Anche i curdi, probabilmente, hanno una dose di responsabilità in questa situazione. La situazione turca «è stata esacerbata», ha scritto John Hannah, ricercatore presso la Foundation for Defense of Democracies, su Foreign Policy, «dalla nascita di un’entità autonoma curda nel nord della Siria». Si tratta di un’area con una forte presenza di curdi siriani che nel corso degli ultimi anni hanno ricevuto massicci aiuti da parte del PKK turco. Le milizie curde siriane, l’YPG – quelli che hanno difeso Kobane e che sono da molti considerati una delle forze più efficaci nel combattere l’ISIS – sono guidate e in buona parte composte da volontari curdi di origine turca.

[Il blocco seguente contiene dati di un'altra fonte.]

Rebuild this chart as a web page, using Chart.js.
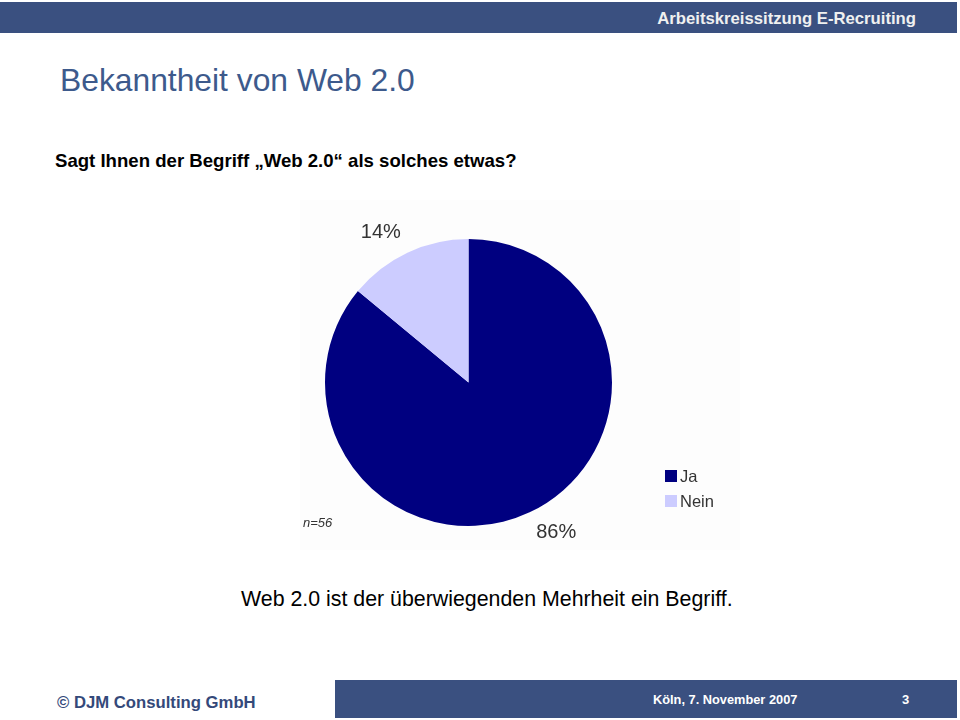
<!DOCTYPE html>
<html>
<head>
<meta charset="utf-8">
<title>Bekanntheit von Web 2.0</title>
<script src="https://cdn.jsdelivr.net/npm/chart.js"></script>
<style>
  html, body {
    margin: 0;
    padding: 0;
    background: #ffffff;
    font-family: "Liberation Sans", Arial, sans-serif;
  }
  .page {
    position: relative;
    width: 960px;
    height: 720px;
    overflow: hidden;
  }
  .topbar {
    position: absolute;
    left: 0; top: 2px;
    width: 957px; height: 31px;
    background: #3a5080;
  }
  .topbar span {
    position: absolute;
    right: 41px; top: 7px;
    color: #f0f0f0;
    font-weight: bold;
    font-size: 16.7px;
  }
  h1 {
    position: absolute;
    left: 60px; top: 62px;
    margin: 0;
    font-weight: normal;
    font-size: 31.8px;
    color: #3d5a8c;
  }
  .question {
    position: absolute;
    left: 55px; top: 150px;
    font-weight: bold;
    font-size: 18.6px;
    color: #000;
  }
  .chartbox {
    position: absolute;
    left: 300px; top: 200px;
    width: 440px; height: 350px;
    background: #fdfdfd;
  }
  .summary {
    position: absolute;
    left: 241px; top: 587px;
    font-size: 21.35px;
    color: #000;
  }
  .copy {
    position: absolute;
    left: 57px; top: 693px;
    font-weight: bold;
    font-size: 16.7px;
    color: #34497a;
  }
  .footbar {
    position: absolute;
    left: 335px; top: 680px;
    width: 622px; height: 38px;
    background: #3a5080;
    color: #ffffff;
    font-weight: bold;
    font-size: 12.8px;
  }
  .footbar .date { position: absolute; left: 318px; top: 12px; }
  .footbar .num { position: absolute; left: 567px; top: 12px; font-size: 13px; }
</style>
</head>
<body>
<div class="page">
  <div class="topbar"><span>Arbeitskreissitzung E-Recruiting</span></div>
  <h1>Bekanntheit von Web 2.0</h1>
  <div class="question">Sagt Ihnen der Begriff „Web 2.0“ als solches etwas?</div>
  <div class="chartbox"><canvas id="chart" width="440" height="350"></canvas></div>
  <div class="summary">Web 2.0 ist der überwiegenden Mehrheit ein Begriff.</div>
  <div class="copy">© DJM Consulting GmbH</div>
  <div class="footbar"><span class="date">Köln, 7. November 2007</span><span class="num">3</span></div>
</div>
<script>
  const labels = ["Ja", "Nein"];
  const values = [86, 14];
  const colors = ["#000080", "#ccccff"];
  const sampleNote = "n=56";

  // draws percentage labels, the n note and the legend on the canvas
  const pieText = {
    id: "pieText",
    afterDraw(chart) {
      const ctx = chart.ctx;
      const meta = chart.getDatasetMeta(0);
      ctx.save();
      ctx.fillStyle = "#333333";
      ctx.font = "20px 'Liberation Sans', Arial, sans-serif";
      ctx.textAlign = "center";
      ctx.textBaseline = "middle";
      meta.data.forEach(function (arc, i) {
        const p = arc.getProps(["x", "y", "startAngle", "endAngle", "outerRadius"], true);
        const mid = (p.startAngle + p.endAngle) / 2 - 0.09;
        const r = p.outerRadius + 30;
        ctx.fillText(values[i] + "%", p.x + Math.cos(mid) * r, p.y + Math.sin(mid) * r);
      });

      ctx.font = "italic 13px 'Liberation Sans', Arial, sans-serif";
      ctx.textAlign = "left";
      ctx.fillText(sampleNote, 3, 323);

      ctx.font = "16.5px 'Liberation Sans', Arial, sans-serif";
      labels.forEach(function (lab, i) {
        const y = 276 + i * 25;
        ctx.fillStyle = colors[i];
        ctx.fillRect(365, y - 6, 12, 12);
        ctx.fillStyle = "#333333";
        ctx.fillText(lab, 380, y + 1);
      });
      ctx.restore();
    }
  };

  new Chart(document.getElementById("chart"), {
    type: "pie",
    data: {
      labels: labels,
      datasets: [{
        data: values,
        backgroundColor: colors,
        borderWidth: 0
      }]
    },
    options: {
      responsive: false,
      animation: false,
      layout: { padding: { left: 25, top: 39, right: 128, bottom: 24 } },
      plugins: {
        legend: { display: false },
        tooltip: { enabled: false }
      }
    },
    plugins: [pieText]
  });
</script>
</body>
</html>
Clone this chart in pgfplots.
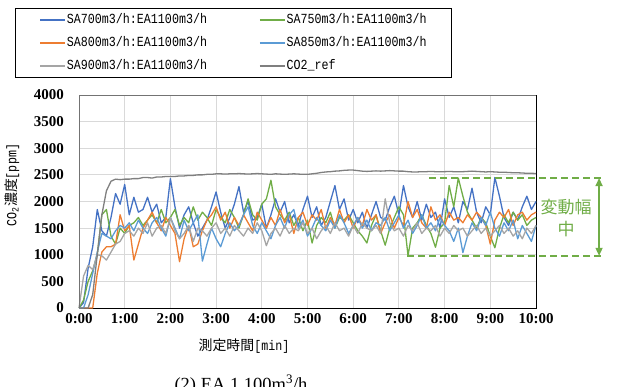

Le milizie dell’YPG sono riuscite a ottenere grossi successi in Siria, arrivando di fatto a controllare una regione che occupa buona parte degli 800 chilometri di confine tra Siria e Turchia. Erdoğan non ha mai cercato di collaborare con questa entità, ma l’ha subito definita una minaccia vitale alla Turchia. I curdi, dal loro canto, sono spesso rimasti impressionati dal successo ottenuto in Siria e hanno cercato in qualche misura di replicarlo all’interno dei confini turchi. I risultati però, almeno per ora, non sono stati altrettanto positivi.